Peran Kunci Presiden dalam Penyelesaian Alih Status Pegawai KPK
Kolom

Peran Kunci Presiden dalam Penyelesaian Alih Status Pegawai KPK

Terdapat lima alasan kenapa hanya Presiden yang menjadi harapan untuk menyudahi polemik alih status pegawai KPK.

Bacaan 6 Menit

Tipe-tipe konflik yang juga termanifestasikan dalam penyelenggaraan alih status pegawai KPK dengan TWK antara lain tujuan tidak dirumuskan dengan jelas, adanya peran yang tidak jelas/ketiadaan uraian tugas (unclear roles/lack of job description), penyelenggara negara memberikan akses khusus kepada pihak tertentu misalnya dalam rekrutmen pegawai tanpa mengikuti prosedur yang seharusnya, dan adanya situasi yang memungkinkan penggunaan diskresi yang menyalahgunakan wewenang (vide, Dwi Budi Sulistiyana dan Gotfridus Goris Seran: 2016).

Menegasikan Reformasi Birokrasi

TWK yang bermasalah lebih dari sekadar persoalan biasa yakni masalah reformasi birokrasi. Reformasi birokrasi telah menjadi agenda penting Presiden Joko Widodo selama dua periode pemerintahannya. Hal itu tertuang dalam komitmen tertulis berupa visi dan misi serta penyampaian lisan dalam debat dan pernyataan sikap publik.

Joko Widodo pada 2014 menyatakan penguatan KPK dari sisi independensi mencakup penambahan personil, reformasi birokrasi, pendanaan partai politik, transparan dan akuntabilitas pemerintahan serta pencegahan dan pemberantasan korupsi politik.
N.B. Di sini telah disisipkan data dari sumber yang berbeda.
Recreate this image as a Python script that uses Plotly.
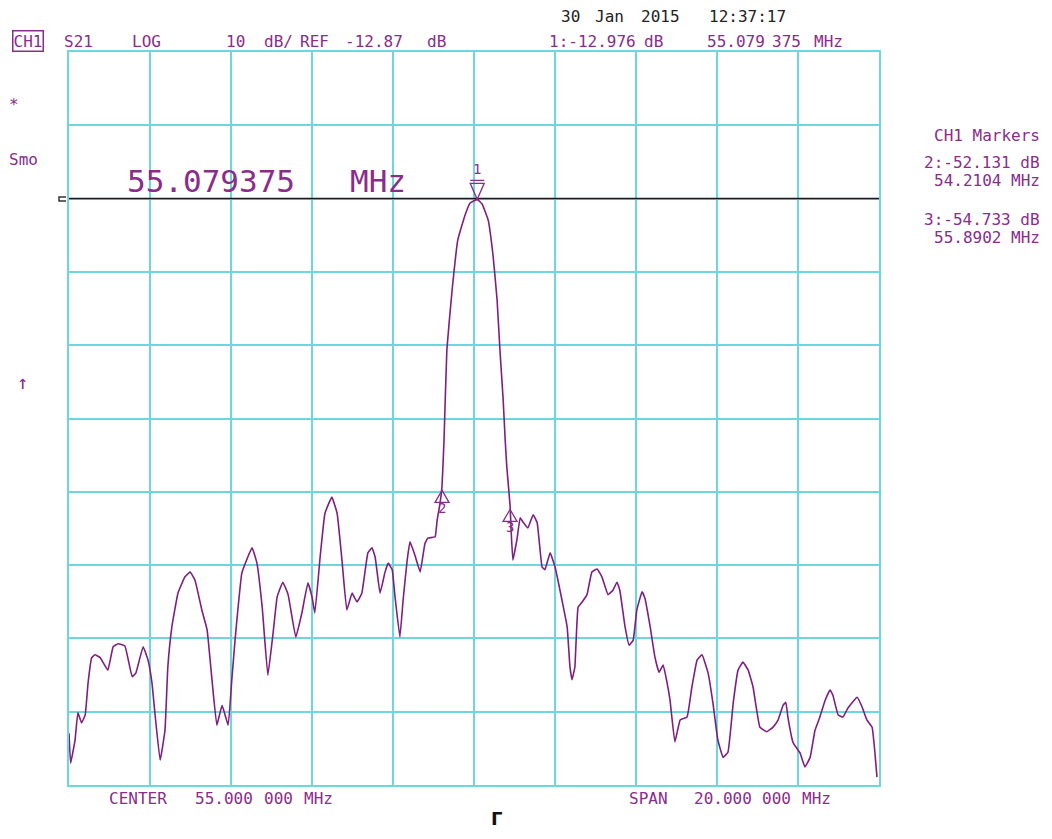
import plotly.graph_objects as go

# ---------------- data ----------------
freq_mhz = [
    45.00, 45.04, 45.15, 45.22, 45.31, 45.40, 45.47, 45.56, 45.64, 45.77,
    45.96, 46.09, 46.21, 46.38, 46.56, 46.65, 46.83, 46.95, 47.05, 47.12,
    47.25, 47.37, 47.44, 47.54, 47.69, 47.86, 47.99, 48.11, 48.28, 48.41,
    48.53, 48.65, 48.78, 48.93, 49.02, 49.10, 49.27, 49.52, 49.64, 49.77,
    49.91, 50.04, 50.14, 50.28, 50.41, 50.60, 50.75, 50.90, 51.00, 51.07,
    51.20, 51.32, 51.49, 51.62, 51.74, 51.86, 51.99, 52.11, 52.23, 52.38,
    52.48, 52.56, 52.68, 52.80, 52.88, 52.98, 53.05, 53.17, 53.25, 53.35,
    53.42, 53.54, 53.67, 53.79, 53.86, 54.04, 54.09, 54.16, 54.21, 54.26,
    54.33, 54.46, 54.60, 54.78, 54.90, 55.08, 55.20, 55.35, 55.47, 55.57,
    55.64, 55.72, 55.77, 55.81, 55.89, 55.92, 55.96, 56.06, 56.14, 56.21,
    56.33, 56.46, 56.56, 56.68, 56.75, 56.88, 57.00, 57.17, 57.30, 57.37,
    57.42, 57.49, 57.57, 57.67, 57.79, 57.91, 58.04, 58.16, 58.31, 58.43,
    58.53, 58.60, 58.73, 58.83, 58.93, 59.02, 59.15, 59.22, 59.35, 59.47,
    59.57, 59.67, 59.77, 59.84, 59.96, 60.09, 60.26, 60.38, 60.51, 60.63,
    60.78, 60.90, 61.02, 61.15, 61.27, 61.40, 61.52, 61.64, 61.77, 61.89,
    62.06, 62.23, 62.38, 62.51, 62.63, 62.70, 62.75, 62.88, 63.05, 63.17,
    63.30, 63.42, 63.54, 63.67, 63.79, 63.86, 63.99, 64.11, 64.23, 64.46,
    64.58, 64.70, 64.83, 64.90, 64.95,
]
s21_db = [
    -85.8, -89.9, -86.7, -83.0, -84.4, -83.3, -79.0, -75.5, -75.1, -75.5,
    -77.2, -74.0, -73.6, -73.9, -78.1, -77.6, -74.0, -75.8, -79.0, -83.0,
    -89.5, -85.4, -76.8, -71.3, -66.7, -64.5, -63.8, -64.9, -69.0, -71.7,
    -78.5, -84.7, -82.0, -84.7, -78.5, -73.1, -63.9, -60.5, -62.6, -68.6,
    -77.9, -72.1, -67.2, -65.2, -66.9, -72.7, -69.4, -65.3, -67.2, -69.4,
    -61.8, -55.8, -53.6, -55.8, -62.2, -69.0, -66.7, -67.9, -66.7, -61.2,
    -60.5, -61.8, -66.7, -63.9, -62.6, -63.5, -67.2, -72.7, -67.6, -62.2,
    -59.7, -61.5, -63.8, -59.9, -59.2, -59.0, -56.7, -54.5, -52.1, -45.8,
    -33.5, -25.3, -18.5, -15.1, -13.5, -12.98, -13.6, -15.8, -20.6, -26.7,
    -33.5, -40.3, -45.8, -49.5, -54.7, -58.5, -62.2, -59.4, -56.4, -57.0,
    -57.8, -56.0, -57.1, -63.1, -63.5, -61.2, -63.1, -67.6, -71.3, -76.8,
    -78.5, -76.8, -68.6, -67.9, -66.9, -63.8, -63.4, -64.5, -66.9, -66.3,
    -65.2, -66.3, -71.3, -73.8, -73.1, -69.0, -66.5, -67.4, -71.3, -75.5,
    -77.5, -76.5, -79.0, -81.3, -87.0, -84.0, -83.6, -79.5, -75.8, -75.1,
    -77.6, -81.7, -86.7, -89.1, -88.4, -81.7, -77.2, -76.1, -77.2, -79.5,
    -85.0, -85.6, -85.0, -84.0, -82.0, -81.6, -83.6, -87.1, -88.5, -90.4,
    -89.1, -85.4, -83.6, -81.3, -79.9, -80.6, -83.3, -83.6, -82.4, -80.9,
    -82.2, -84.0, -85.0, -88.5, -91.8,
]

center_mhz = 55.0
span_mhz = 20.0
ref_db = -12.87
db_per_div = 10.0
ref_div_from_top = 2

marker_ids = ["1", "2", "3"]
marker_freq = [55.079375, 54.2104, 55.8902]
marker_db = [-12.976, -52.131, -54.733]

header_date = ["30", "Jan", "2015", "12:37:17"]
header_left = ["S21", "LOG", "10", "dB/", "REF", "-12.87", "dB"]
header_marker = ["1:-12.976", "dB", "55.079", "375", "MHz"]
side_texts = ["CH1 Markers", "2:-52.131 dB", "54.2104 MHz", "3:-54.733 dB", "55.8902 MHz"]
bottom_center = ["CENTER", "55.000", "000", "MHz"]
bottom_span = ["SPAN", "20.000", "000", "MHz"]

# ---------------- styling ----------------
W, H = 1052, 839
OFF = 8                       # page body margin of the html page
PL, PR, PT, PB = 69, 879, 52, 785   # plot area in page pixels
FW, FH = W - 2 * OFF, H - 2 * OFF   # figure size
PURPLE = "#7E1F80"
TXT = "#8A2C8C"
CYAN = "#6CD8DE"
MONO = "DejaVu Sans Mono"

x_lo, x_hi = center_mhz - span_mhz / 2, center_mhz + span_mhz / 2
y_hi = ref_db + ref_div_from_top * db_per_div
y_lo = y_hi - 10 * db_per_div


def P(px, py):
    return (px - PL) / (PR - PL), (PB - py) / (PB - PT)


fig = go.Figure()
fig.add_trace(go.Scatter(
    x=freq_mhz, y=s21_db, mode="lines",
    line=dict(color=PURPLE, width=1.6, shape="spline", smoothing=0.3),
    hoverinfo="skip", showlegend=False,
))

annotations = []


def txt(text, px, py, size=16, color=TXT, anchor="left", **kw):
    xp, yp = P(px, py)
    annotations.append(dict(
        text=text, x=xp, y=yp, xref="paper", yref="paper",
        xanchor=anchor, yanchor="middle", showarrow=False,
        font=dict(family=MONO, size=size, color=color), **kw))


# header
for t, px in zip(header_date, [559, 593, 639, 707]):
    txt(t, px, 16, color="#222222")
txt("CH1", 27.5, 41.5, anchor="center", bordercolor=TXT, borderwidth=1.5, borderpad=0)
for t, px in zip(header_left, [62, 130, 224, 262, 298, 343, 425]):
    txt(t, px, 41.5)
for t, px in zip(header_marker, [547, 642, 705, 770, 812]):
    txt(t, px, 41.5)

# right side marker table
for t, py in zip(side_texts, [135, 162, 180, 219, 237]):
    txt(t, 1042, py, anchor="right")

# left side annunciators
txt("*", 7, 104)
txt("Smo", 7, 159)
txt("↑", 22, 382, size=19, anchor="center")

# big marker readout
txt("55.079375", 125, 181, size=31)
txt("MHz", 348, 181, size=31)

# bottom
for t, px in zip(bottom_center, [107, 193, 262, 302]):
    txt(t, px, 798)
for t, px in zip(bottom_span, [627, 692, 760, 800]):
    txt(t, px, 798)
annotations.append(dict(
    text="<b>Г</b>", x=P(497, 819)[0], y=P(497, 819)[1], xref="paper", yref="paper",
    xanchor="center", yanchor="middle", showarrow=False,
    font=dict(family="DejaVu Sans", size=18, color="#111111")))

# marker labels
label_shift = [30, -22, -22]
for mid, mf, md, sh in zip(marker_ids, marker_freq, marker_db, label_shift):
    annotations.append(dict(
        text=mid, x=mf, y=md, xref="x", yref="y", yshift=sh,
        showarrow=False, font=dict(family=MONO, size=14, color=TXT)))

shapes = []
# reference line
shapes.append(dict(type="line", xref="x", yref="y", x0=x_lo, x1=x_hi, y0=ref_db, y1=ref_db,
                   line=dict(color="#1a1a1a", width=1.5), layer="above"))
# reference position indicator, left of the grid
shapes.append(dict(type="path", xref="paper", yref="paper", xsizemode="pixel", ysizemode="pixel",
                   xanchor=0, yanchor=P(0, 199)[1],
                   path="M-3,2 L-10,2 L-10,-2 L-3,-2",
                   line=dict(color="#333333", width=1.5)))
# marker triangles
tri_paths = ["M0,0 L-7,16 L7,16 Z M-7,19 L7,19",
             "M0,-4 L-7,-16 L7,-16 Z",
             "M0,-4 L-7,-16 L7,-16 Z"]
for mf, md, pth in zip(marker_freq, marker_db, tri_paths):
    shapes.append(dict(type="path", xref="x", yref="y", xsizemode="pixel", ysizemode="pixel",
                       xanchor=mf, yanchor=md, path=pth,
                       line=dict(color=TXT, width=1.3), layer="above"))

axis_common = dict(showgrid=True, gridcolor=CYAN, gridwidth=2, zeroline=False,
                   showline=True, mirror=True, linecolor=CYAN, linewidth=2,
                   showticklabels=False, ticks="", fixedrange=True)

fig.update_layout(
    width=FW, height=FH,
    margin=dict(l=PL - OFF, r=FW - (PR - OFF), t=PT - OFF, b=FH - (PB - OFF), pad=0),
    paper_bgcolor="white", plot_bgcolor="white",
    xaxis=dict(range=[x_lo, x_hi], tick0=x_lo, dtick=span_mhz / 10, **axis_common),
    yaxis=dict(range=[y_lo, y_hi], tick0=y_lo, dtick=db_per_div, **axis_common),
    annotations=annotations, shapes=shapes, showlegend=False,
)

fig.write_html("out.html")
Rekam jejak yang cukup baik menarik perhatian pemilih sehingga memilihnya sebagai Presiden.

Pada Pilpres 2019, isu korupsi tak ketinggalan dibahas. Joko Widodo bersama pendampingnya KH Ma’aruf Amin menyatakan fokusnya pada bidang perizinan dan tata niaga, keuangan negara, penegakan hukum, dan reformasi birokrasi di setiap kementerian, pemerintah daerah, dan lembaga. Pada pengenalan anggota Kabinet Indonesia Maju tanggal 23 Oktober 2019, salah satu perintah Jokowi adalah perlu menciptakan sistem yang menutup celah korupsi.
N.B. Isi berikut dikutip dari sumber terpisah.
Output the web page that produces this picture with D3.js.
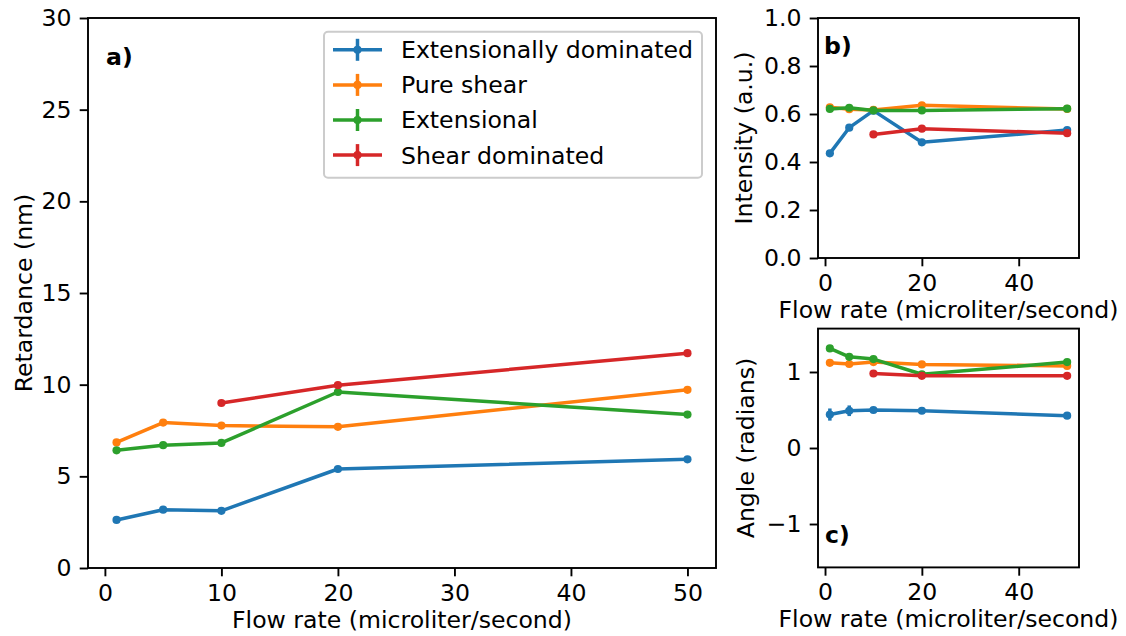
<!DOCTYPE html>
<html>
<head>
<meta charset="utf-8">
<script src="https://cdn.jsdelivr.net/npm/d3@7"></script>
<style>
body { margin: 0; background: #fff; }
text { font-family: "DejaVu Sans", sans-serif; }
</style>
</head>
<body>
<script>
// Data
const flowRates = [1, 5, 10, 20, 50]
const shearDomFlowRates = [10, 20, 50]
const seriesNames = ["Extensionally dominated", "Pure shear", "Extensional", "Shear dominated"]
const seriesColors = ["#1f77b4", "#ff7f0e", "#2ca02c", "#d62728"]

// a) retardance (nm)
const retExtDom = [2.62, 3.18, 3.12, 5.40, 5.93]
const retPureShear = [6.85, 7.93, 7.77, 7.70, 9.72]
const retExtensional = [6.42, 6.70, 6.82, 9.60, 8.37]
const retShearDom = [9.00, 9.97, 11.72]

// b) intensity (a.u.)
const intExtDom = [0.436, 0.543, 0.614, 0.482, 0.533]
const intPureShear = [0.628, 0.620, 0.617, 0.636, 0.621]
const intExtensional = [0.621, 0.626, 0.615, 0.615, 0.622]
const intShearDom = [0.515, 0.539, 0.520]

// c) angle (radians)
const angExtDom = [0.44, 0.49, 0.50, 0.49, 0.425]
const angExtDomErr = [0.08, 0.07, 0.02, 0.01, 0.01]
const angPureShear = [1.12, 1.105, 1.13, 1.10, 1.08]
const angExtensional = [1.31, 1.20, 1.17, 0.97, 1.13]
const angShearDom = [0.98, 0.95, 0.95]

// tick values
const ticksAx = [0, 10, 20, 30, 40, 50]
const ticksAy = [0, 5, 10, 15, 20, 25, 30]
const ticksSmallX = [0, 20, 40]
const ticksBy = [0, 0.2, 0.4, 0.6, 0.8, 1.0]
const ticksCy = [-1, 0, 1]

const FS = 23.6
const svg = d3.select("body").append("svg")
    .attr("width", 1126)
    .attr("height", 636)

function drawPanel(cfg) {
    const x = d3.scaleLinear().domain([-1.45, 52.45]).range([cfg.left, cfg.right])
    const y = d3.scaleLinear().domain(cfg.yDomain).range([cfg.bottom, cfg.top])

    const xAxis = svg.append("g")
        .attr("transform", `translate(0, ${cfg.bottom})`)
        .call(d3.axisBottom(x).tickValues(cfg.xTicks).tickSize(8.3).tickPadding(8).tickSizeOuter(0))
    const yAxis = svg.append("g")
        .attr("transform", `translate(${cfg.left}, 0)`)
        .call(d3.axisLeft(y).tickValues(cfg.yTicks).tickSize(8.3).tickPadding(8.3).tickSizeOuter(0)
            .tickFormat(cfg.yFormat || d3.format("d")))
    for (const ax of [xAxis, yAxis]) {
        ax.attr("font-size", FS).attr("font-family", "DejaVu Sans")
        ax.select(".domain").remove()
        ax.selectAll(".tick line").attr("stroke", "#000").attr("stroke-width", 1.9)
        ax.selectAll(".tick text").attr("fill", "#000")
    }

    // spines
    svg.append("rect")
        .attr("x", cfg.left).attr("y", cfg.top)
        .attr("width", cfg.right - cfg.left).attr("height", cfg.bottom - cfg.top)
        .attr("fill", "none").attr("stroke", "#000").attr("stroke-width", 1.9)

    // series
    cfg.series.forEach((s, i) => {
        const pts = s.xs.map((xv, j) => [xv, s.ys[j], s.err ? s.err[j] : 0])
        const line = d3.line().x(d => x(d[0])).y(d => y(d[1]))
        svg.append("path")
            .attr("d", line(pts))
            .attr("fill", "none")
            .attr("stroke", seriesColors[i])
            .attr("stroke-width", 3.5)
            .attr("stroke-linejoin", "round")
        svg.append("g").selectAll("line")
            .data(pts.filter(d => d[2] > 0))
            .enter().append("line")
            .attr("x1", d => x(d[0])).attr("x2", d => x(d[0]))
            .attr("y1", d => y(d[1] - d[2])).attr("y2", d => y(d[1] + d[2]))
            .attr("stroke", seriesColors[i])
            .attr("stroke-width", 3.5)
        svg.append("g").selectAll("circle")
            .data(pts)
            .enter().append("circle")
            .attr("cx", d => x(d[0])).attr("cy", d => y(d[1]))
            .attr("r", 4.1)
            .attr("fill", seriesColors[i])
    })

    // labels
    svg.append("text")
        .attr("x", (cfg.left + cfg.right) / 2)
        .attr("y", cfg.bottom + 60)
        .attr("text-anchor", "middle")
        .style("font-size", FS)
        .text("Flow rate (microliter/second)")
    svg.append("text")
        .attr("transform", `translate(${cfg.yLabelX}, ${(cfg.top + cfg.bottom) / 2}) rotate(-90)`)
        .attr("text-anchor", "middle")
        .style("font-size", FS)
        .text(cfg.yLabel)
    svg.append("text")
        .attr("x", cfg.tagX).attr("y", cfg.tagY)
        .style("font-size", FS)
        .style("font-weight", "bold")
        .text(cfg.tag)
}

drawPanel({
    left: 88, right: 716, top: 18, bottom: 568,
    yDomain: [0, 30], xTicks: ticksAx, yTicks: ticksAy,
    yLabel: "Retardance (nm)", yLabelX: 32,
    tag: "a)", tagX: 106, tagY: 65,
    series: [
        { xs: flowRates, ys: retExtDom },
        { xs: flowRates, ys: retPureShear },
        { xs: flowRates, ys: retExtensional },
        { xs: shearDomFlowRates, ys: retShearDom }
    ]
})

drawPanel({
    left: 818, right: 1079, top: 18, bottom: 258,
    yDomain: [0, 1], xTicks: ticksSmallX, yTicks: ticksBy, yFormat: d3.format(".1f"),
    yLabel: "Intensity (a.u.)", yLabelX: 752,
    tag: "b)", tagX: 824, tagY: 54,
    series: [
        { xs: flowRates, ys: intExtDom },
        { xs: flowRates, ys: intPureShear },
        { xs: flowRates, ys: intExtensional },
        { xs: shearDomFlowRates, ys: intShearDom }
    ]
})

drawPanel({
    left: 818, right: 1079, top: 328.6, bottom: 567.4,
    yDomain: [-Math.PI / 2, Math.PI / 2], xTicks: ticksSmallX, yTicks: ticksCy,
    yLabel: "Angle (radians)", yLabelX: 754,
    tag: "c)", tagX: 825, tagY: 543,
    series: [
        { xs: flowRates, ys: angExtDom, err: angExtDomErr },
        { xs: flowRates, ys: angPureShear },
        { xs: flowRates, ys: angExtensional },
        { xs: shearDomFlowRates, ys: angShearDom }
    ]
})

// Legend for panel a
const legend = svg.append("g")
legend.append("rect")
    .attr("x", 324).attr("y", 31.7)
    .attr("width", 378).attr("height", 146)
    .attr("rx", 4)
    .attr("fill", "#fff").attr("fill-opacity", 0.8)
    .attr("stroke", "#cccccc").attr("stroke-width", 2)
seriesNames.forEach((name, i) => {
    const cy = 49.8 + i * 35.1
    legend.append("line")
        .attr("x1", 333).attr("x2", 382).attr("y1", cy).attr("y2", cy)
        .attr("stroke", seriesColors[i]).attr("stroke-width", 3.5)
    legend.append("line")
        .attr("x1", 357.5).attr("x2", 357.5).attr("y1", cy - 11).attr("y2", cy + 11)
        .attr("stroke", seriesColors[i]).attr("stroke-width", 3.5)
    legend.append("circle")
        .attr("cx", 357.5).attr("cy", cy).attr("r", 4.1)
        .attr("fill", seriesColors[i])
    legend.append("text")
        .attr("x", 401).attr("y", cy + 8.4)
        .style("font-size", FS)
        .text(name)
})
</script>
</body>
</html>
Sementara itu, penyelenggaraan alih status lebih dengan TWK tidak berorientasi pada pencapaian tujuan reformasi birokrasi dan cenderung merupakan hasil dari tindakan yang koruptif. Sebab pelaksanaan alih status pegawai KPK tidak mencerminkan upaya untuk menciptakan clean government dan good governance. Tujuan reformasi birokrasi antara lain yakni mengurangi dan akhirnya menghilangkan setiap penyalahgunaan kewenangan publik oleh pejabat di instansi yang bersangkutan; menjadikan negara yang memiliki most-improved bureaucracy; meningkatkan mutu pelayanan kepada masyarakat; dan meningkatkan mutu perumusan dan pelaksanaan kebijakan/program instansi; (vide, PP 81 Tahun 2010 tentang Grand Design Reformasi Birokrasi 2010 – 2025).

Dalam konteks inilah, kita menagih janji kepada Presiden Joko Widodo untuk menyelamatkan agenda reformasi birokrasi agar tidak terkesan isu ini menjadi isu yang hanya dipergunakan dalam menarik dukungan elektoral. Dalam bahasa lain, jangan lips service. Bahwa jika tidak diperbaiki, kecerundangan lembaga-lembaga atau instansi-instansi pemerintah mengulangi praktik yang buruk akan berulang kembali. Padahal seharusnya mereka mendukung agenda Presiden dalam kerangka penyelenggaraan pemerintahan dimana Presiden sebagai pemegang kekuasaan pemerintahan tertinggi.

Peran Presiden

Dalam kerangka sistem pemerintahan Presidensial, Presiden tidak hanya diletakkan sebagai pusat kekuasaan eksekutif tapi juga kekuasaan negara. Sebagai pemegang kekuasaan eksekutif, Presiden mengatur dan memimpin tata kelola pemerintahan juga menentukan kebijakan hukum. Penyelenggaraan pemerintahan termasuk dalam konteks ini merupakan tanggungjawab yang diembankan kepada Presiden. Ini amanat konstitusi sebagaimana dimaksud dalam Pasal 4 ayat (1) UUD 1945 berbunyi “Presiden Republik Indonesia memegang kekuasaan pemerintahan menurut Undang-Undang Dasar.”